1) The heresy of religious liberty is condemned by Pope Pius IX in his encyclical Quanta Cura. He also references Pope Gregory XVI calling religious liberty, insanity. But please keep in mind that True councils of the Catholic Church can’t contain any error whatsoever, so if you want to argue that the condemnation of RL is not necessarily dogmatic, it still would be contradicting past teaching of the Church.
2) Vatican II’s Dignitatis Humae.
You failed to demonstrate what I asked of you.
Where in Quanta Cura is it stated that religious liberty is heretical?
Pope Gregory XVI referring to religious liberty as insanity is also not tantamount to the same thing as heresy.
Heresy, strictly, defined is the denial of a divinely revealed truth in revelation mediated by the magisterium or taught in the ordinary and universal faith.
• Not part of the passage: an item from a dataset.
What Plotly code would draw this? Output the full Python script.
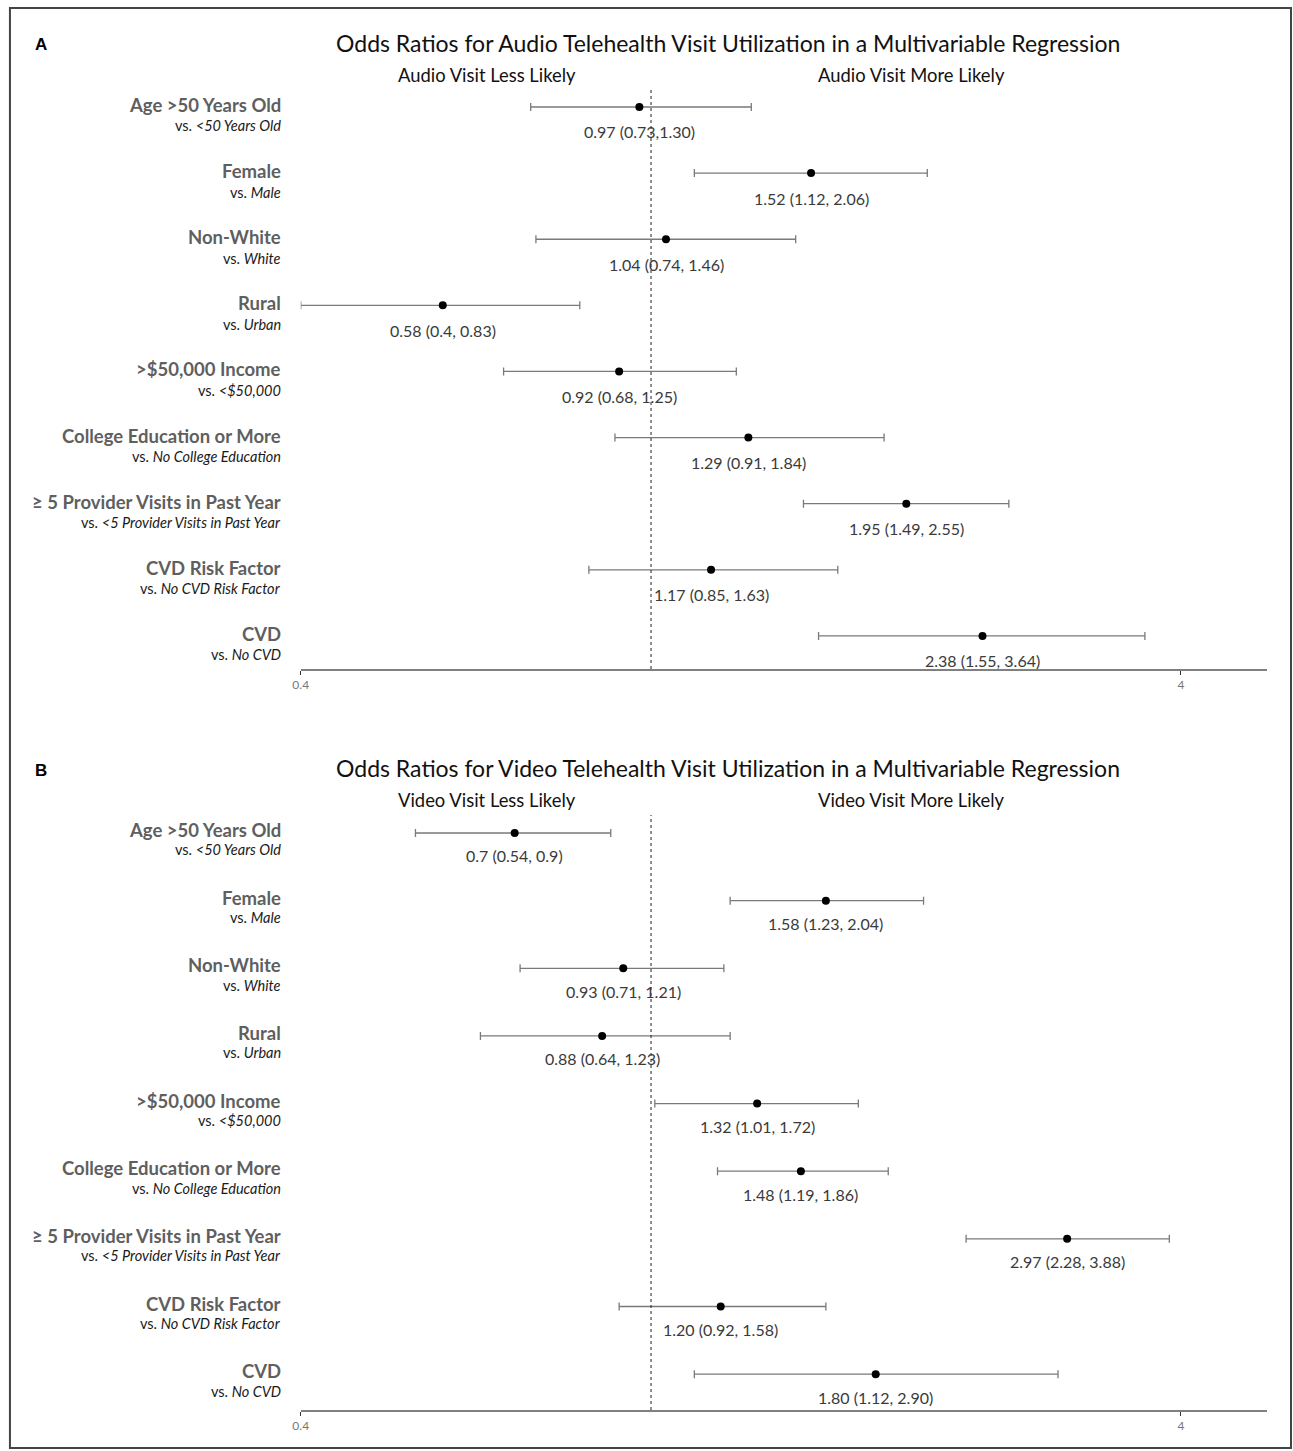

Religious liberty is not condemned in the early church and there is no revelation in scripture or tradition directly pertaining to it. In fact, the patriotic evidence is to the contrary!
Tertullian wrote:
“It is only just and a privilege inherent in human nature that every person should be able to worship according to his own convictions; the religious practice of one person neither harms nor helps another.”
Let one man worship God, another Jupiter; let one lift suppliant hands to the heavens, another to the altar of Fides; let one — if you choose to take this view of it — count in prayer the clouds, and another the ceiling panels; let one consecrate his own life to his God, and another that of a goat. For see that you do not give a further ground for the charge of irreligion, by taking away religious liberty, and forbidding free choice of deity, so that I may no longer worship according to my inclination, but am compelled to worship against it. Not even a human being would care to have unwilling homage rendered him.”
The other patristic figures do not even mention it.
Regarding what you mentioned of ecuмenical councils not containing error whatsoever; distinguished. For dogmas, granted. For anything else, denied. Ecuмenical councils regularly reversed or contradicted ordinary Papal teachings and even other ecuмenical doctrines not definitively settled. Even Popes regularly contradicted each other and their own teachings in ordinary Papal magisterium. See Bellarmine’s “On Councils” for further details on the matter on councils and the various editions of Denzinger since publication for examples of non-definitive papal error.
Lastly, you failed to demonstrate how Dignitatis Humanae contradicts Quanta Cura even if we grant that the former is infallible which it is not and cannot be because it is not rooted in revelation or tradition prior to the pre-modern era.